Which is all to say, it’s a little impenetrable to the uninitiated but fans of the band will doubtless be in heaven. It’s all in the grand tradition of boyband popstar movies in which the silliness is sort of the point in generating a sense of conspiracy with fans that they’re the ones who get the jokes because of their intimate relationships with the stars. The film also features extended cameos from fellow Cantopop group Error who play their back up team and have a few gags of their own, while Malaysian actress and star of Table for Six Lin Min Chen also has a small cameo as the kidnapped princess. 

The best performance comes however from The Sparring Partner’s Yeung Wai-lun as the slimy security manager Johnny who is obsessed with order and dresses in fascist uniform so obviously out of keeping with the silliness and absurdity the boys represent in a mild kind of rebellion towards anything serious or grown up society in general. There is something quite childish about the way the gags suddenly pop up out of nowhere along with the otherwise nonsensical nature of the film which isn’t so much a nonsense comedy like those of the 80s and 90s as much something totally random perhaps intended to express the essence of Mirror or at least that which its fans believe it to be.

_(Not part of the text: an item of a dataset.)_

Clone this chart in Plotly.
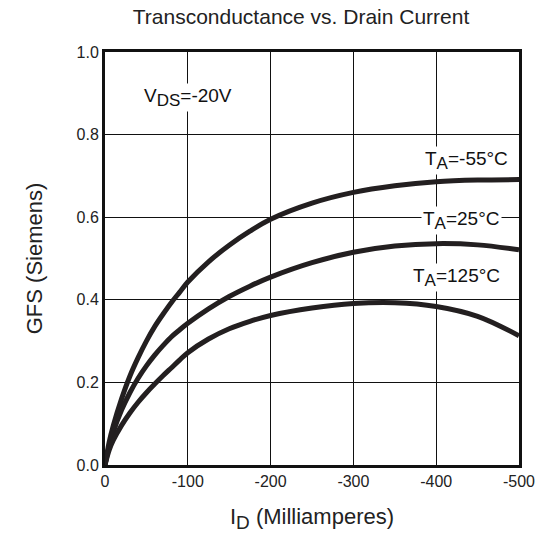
import plotly.graph_objects as go

drain_current = [0, -5, -10, -20, -30, -40, -50, -60, -70, -80, -90, -100,
                 -125, -150, -175, -200, -250, -300, -350, -400, -450, -500]
gfs_m55 = [0, 0.055, 0.095, 0.16, 0.215, 0.26, 0.30, 0.335, 0.365, 0.393, 0.418, 0.443,
           0.492, 0.532, 0.566, 0.595, 0.634, 0.66, 0.676, 0.686, 0.69, 0.691]
gfs_25 = [0, 0.045, 0.08, 0.133, 0.175, 0.21, 0.24, 0.266, 0.289, 0.31, 0.327, 0.343,
          0.378, 0.408, 0.433, 0.455, 0.49, 0.515, 0.53, 0.536, 0.533, 0.521]
gfs_125 = [0, 0.036, 0.06, 0.096, 0.126, 0.152, 0.175, 0.196, 0.216, 0.235, 0.254, 0.272,
           0.305, 0.33, 0.348, 0.362, 0.38, 0.391, 0.393, 0.384, 0.36, 0.313]

x_ticks = [0, -100, -200, -300, -400, -500]
y_ticks = [0.0, 0.2, 0.4, 0.6, 0.8, 1.0]

FONT = "Liberation Sans, Arial, sans-serif"
INK = "#231f20"
SUB = "<sub><span style='font-size:17px'>{}</span></sub>"

fig = go.Figure()
for ys in (gfs_m55, gfs_25, gfs_125):
    fig.add_trace(go.Scatter(x=drain_current, y=ys, mode="lines",
                             line=dict(color=INK, width=5, shape="spline", smoothing=1.0),
                             showlegend=False, hoverinfo="skip"))

ann = [
    ("V" + SUB.format("DS") + "=-20V", -100, 0.891),
    ("T" + SUB.format("A") + "=-55°C", -436, 0.738),
    ("T" + SUB.format("A") + "=25°C", -431, 0.593),
    ("T" + SUB.format("A") + "=125°C", -425, 0.453),
]
for txt, ax, ay in ann:
    fig.add_annotation(x=ax, y=ay, text=txt, showarrow=False,
                       font=dict(family=FONT, size=19, color="#111"),
                       bgcolor="white", borderpad=1)

fig.update_layout(
    width=539, height=535,
    margin=dict(l=105, r=20, t=52, b=70),
    paper_bgcolor="white", plot_bgcolor="white",
    title=dict(text="Transconductance vs. Drain Current", x=0.5585, xanchor="center",
               xref="container", y=0.968, yref="container", yanchor="middle",
               font=dict(family=FONT, size=21, color="#222")),
    font=dict(family=FONT, size=16, color="#222"),
)
fig.update_xaxes(range=[0, -500], tickvals=x_ticks, ticktext=[str(v) for v in x_ticks],
                 showgrid=True, gridcolor="#111", gridwidth=1,
                 showline=True, linecolor="#111", linewidth=3, mirror=True,
                 zeroline=False, ticks="", ticklen=0, automargin=False,
                 title=dict(text="I" + "<sub><span style='font-size:19px'>D</span></sub>" + " (Milliamperes)",
                            font=dict(family=FONT, size=22, color="#222"), standoff=20))
fig.update_yaxes(range=[0, 1.0], tickvals=y_ticks, ticktext=[f"{v:.1f}" for v in y_ticks],
                 showgrid=True, gridcolor="#111", gridwidth=1,
                 showline=True, linecolor="#111", linewidth=3, mirror=True,
                 zeroline=False, ticks="", ticklen=0, automargin=False,
                 title=dict(text="GFS (Siemens)", font=dict(family=FONT, size=22, color="#222"), standoff=28))

fig.write_html("out.html", config={"displayModeBar": False},
               post_script="document.body.style.margin='0px';")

For all of these reasons, the film makes very little literal sense and does not hang together very well for anyone not already well versed in the world of the band but presumably plays out just fine for anyone with a 21st-century equivalent of a decoder ring and a silly sense of humour willing to join the boys for whatever crazy adventure they may be embarking on next.


WE 12 is on UK cinemas now courtesy of CineAsia.